Linux with CUDA: Run the Open WebUI Docker container:

docker pull ghcr.io/open-webui/open-webui:cuda
docker run -d --network=host --gpus all -v open-webui:/app/backend/data -e OLLAMA_BASE_URL=http://127.0.0.1:11434 --name open-webui ghcr.io/open-webui/open-webui:cuda
# Access Open WebUI at http://localhost:8080

Troubleshooting:

docker: Error response from daemon: could not select device driver "" with capabilities: [[gpu]].

Run the following commands to fix it:

sudo apt install -y nvidia-container-toolkit
sudo nvidia-ctk runtime configure
sudo systemctl restart docker

Usage

Speed

Using a simple prompt on qwen2.5:7b such as Explain Markov chains I observed the following speeds:

macOS (MacBook Pro M3 Pro): 25 tokens/s
Linux with CUDA (RTX 3060): 50 tokens/s

Comparing Models

Open WebUI allows you to ask one question and receive side-by-side answers from multiple models. Here we compare answers from phi4:14b and qwen2.5:7b to the prompt Explain Markov chains.

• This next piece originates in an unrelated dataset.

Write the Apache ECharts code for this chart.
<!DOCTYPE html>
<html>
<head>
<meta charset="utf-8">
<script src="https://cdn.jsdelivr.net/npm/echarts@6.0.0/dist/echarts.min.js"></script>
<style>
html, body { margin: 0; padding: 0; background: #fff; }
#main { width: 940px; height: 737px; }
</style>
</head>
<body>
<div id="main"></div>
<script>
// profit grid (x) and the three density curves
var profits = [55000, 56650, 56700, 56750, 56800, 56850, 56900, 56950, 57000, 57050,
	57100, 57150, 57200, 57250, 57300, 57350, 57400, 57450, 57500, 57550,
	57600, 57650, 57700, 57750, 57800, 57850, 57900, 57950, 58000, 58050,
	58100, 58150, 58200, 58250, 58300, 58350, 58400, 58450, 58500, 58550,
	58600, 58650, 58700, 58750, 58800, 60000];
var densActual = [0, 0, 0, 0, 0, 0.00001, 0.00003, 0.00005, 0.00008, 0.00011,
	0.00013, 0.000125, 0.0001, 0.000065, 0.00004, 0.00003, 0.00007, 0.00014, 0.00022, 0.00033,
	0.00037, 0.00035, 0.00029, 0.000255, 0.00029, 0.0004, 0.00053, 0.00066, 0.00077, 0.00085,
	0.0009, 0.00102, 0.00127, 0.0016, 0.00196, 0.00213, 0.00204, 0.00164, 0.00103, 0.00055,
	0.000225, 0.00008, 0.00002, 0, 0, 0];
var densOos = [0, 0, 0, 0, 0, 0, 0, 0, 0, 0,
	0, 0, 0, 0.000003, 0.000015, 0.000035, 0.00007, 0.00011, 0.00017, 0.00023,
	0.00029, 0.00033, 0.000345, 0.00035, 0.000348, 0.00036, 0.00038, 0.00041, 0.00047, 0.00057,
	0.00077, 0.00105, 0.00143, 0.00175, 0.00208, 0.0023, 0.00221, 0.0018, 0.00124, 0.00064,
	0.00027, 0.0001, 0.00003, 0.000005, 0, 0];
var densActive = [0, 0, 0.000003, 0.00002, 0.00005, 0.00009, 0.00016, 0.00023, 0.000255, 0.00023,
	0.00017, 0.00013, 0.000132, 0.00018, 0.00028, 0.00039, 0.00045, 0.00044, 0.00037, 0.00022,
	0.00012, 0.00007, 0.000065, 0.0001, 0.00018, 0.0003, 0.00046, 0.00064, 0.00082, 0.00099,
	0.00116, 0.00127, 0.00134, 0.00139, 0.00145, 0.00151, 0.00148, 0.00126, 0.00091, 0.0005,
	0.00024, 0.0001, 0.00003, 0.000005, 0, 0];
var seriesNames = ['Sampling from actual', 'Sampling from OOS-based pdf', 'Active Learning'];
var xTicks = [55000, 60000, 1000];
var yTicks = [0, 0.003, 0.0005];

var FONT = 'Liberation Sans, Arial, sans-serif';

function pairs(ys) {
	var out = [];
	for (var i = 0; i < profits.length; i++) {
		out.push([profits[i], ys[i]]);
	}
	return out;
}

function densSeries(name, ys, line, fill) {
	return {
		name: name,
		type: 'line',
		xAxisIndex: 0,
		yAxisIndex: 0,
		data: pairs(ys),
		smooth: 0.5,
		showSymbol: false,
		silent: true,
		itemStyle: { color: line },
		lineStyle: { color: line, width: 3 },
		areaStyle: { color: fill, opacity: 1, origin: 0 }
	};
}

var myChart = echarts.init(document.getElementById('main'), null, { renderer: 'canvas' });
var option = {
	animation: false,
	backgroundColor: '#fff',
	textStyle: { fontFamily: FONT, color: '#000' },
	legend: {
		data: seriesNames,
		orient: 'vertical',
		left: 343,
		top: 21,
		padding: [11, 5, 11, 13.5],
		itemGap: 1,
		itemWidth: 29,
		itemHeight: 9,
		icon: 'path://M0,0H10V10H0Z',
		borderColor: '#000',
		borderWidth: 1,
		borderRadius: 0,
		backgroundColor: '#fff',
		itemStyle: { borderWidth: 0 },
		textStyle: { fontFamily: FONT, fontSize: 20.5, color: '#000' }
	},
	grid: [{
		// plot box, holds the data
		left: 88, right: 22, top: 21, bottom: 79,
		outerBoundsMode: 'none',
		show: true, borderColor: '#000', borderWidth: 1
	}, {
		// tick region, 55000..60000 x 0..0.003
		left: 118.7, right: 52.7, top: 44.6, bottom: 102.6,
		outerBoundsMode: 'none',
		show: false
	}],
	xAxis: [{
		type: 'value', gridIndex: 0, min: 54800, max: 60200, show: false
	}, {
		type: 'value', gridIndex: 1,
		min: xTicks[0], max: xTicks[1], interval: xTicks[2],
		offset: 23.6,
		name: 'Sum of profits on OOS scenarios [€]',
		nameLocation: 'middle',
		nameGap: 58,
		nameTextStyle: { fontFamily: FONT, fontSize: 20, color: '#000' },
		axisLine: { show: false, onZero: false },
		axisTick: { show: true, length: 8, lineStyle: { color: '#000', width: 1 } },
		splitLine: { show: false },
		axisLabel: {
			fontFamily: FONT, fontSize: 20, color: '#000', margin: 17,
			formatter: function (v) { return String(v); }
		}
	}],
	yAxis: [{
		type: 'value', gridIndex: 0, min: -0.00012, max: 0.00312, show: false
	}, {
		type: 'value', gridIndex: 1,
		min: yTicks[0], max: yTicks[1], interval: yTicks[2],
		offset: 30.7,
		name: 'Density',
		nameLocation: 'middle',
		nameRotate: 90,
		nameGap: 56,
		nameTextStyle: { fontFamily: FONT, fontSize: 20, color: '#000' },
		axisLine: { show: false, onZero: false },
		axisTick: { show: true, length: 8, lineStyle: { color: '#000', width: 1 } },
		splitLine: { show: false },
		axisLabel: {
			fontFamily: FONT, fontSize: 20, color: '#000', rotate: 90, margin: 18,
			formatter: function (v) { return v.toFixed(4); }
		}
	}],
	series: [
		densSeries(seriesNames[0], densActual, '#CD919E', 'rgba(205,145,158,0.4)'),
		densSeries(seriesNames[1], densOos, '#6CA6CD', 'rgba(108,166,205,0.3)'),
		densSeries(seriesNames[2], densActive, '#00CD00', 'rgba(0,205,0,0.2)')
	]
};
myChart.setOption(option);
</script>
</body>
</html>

Comparing answers from phi4:14b and qwen2.5:7b

You can also provide feedback (thumbs up or down) on the answers, and Open WebUI offers a leaderboard to analyze their performance based on your feedback.

Conclusion

Both Ollama and Open WebUI are impressive open-source tools that fulfill unique roles in enabling local interaction with LLMs. While the models are not as advanced as commercial counterparts, this is a reasonable trade-off given the flexibility and privacy benefits of local deployment.

Some drawbacks include occasional computation freezes with larger models, requiring container restarts. The side-by-side comparison feature works well for initial prompts, but subsequent questions appear to let models access each other’s answers, undermining the isolation needed for unbiased comparisons. I hope future updates include a feature that ensures strict isolation between models.

Acknowledgements

I wrote this because I was inspired by the work of Simon Willison, thank you Simon!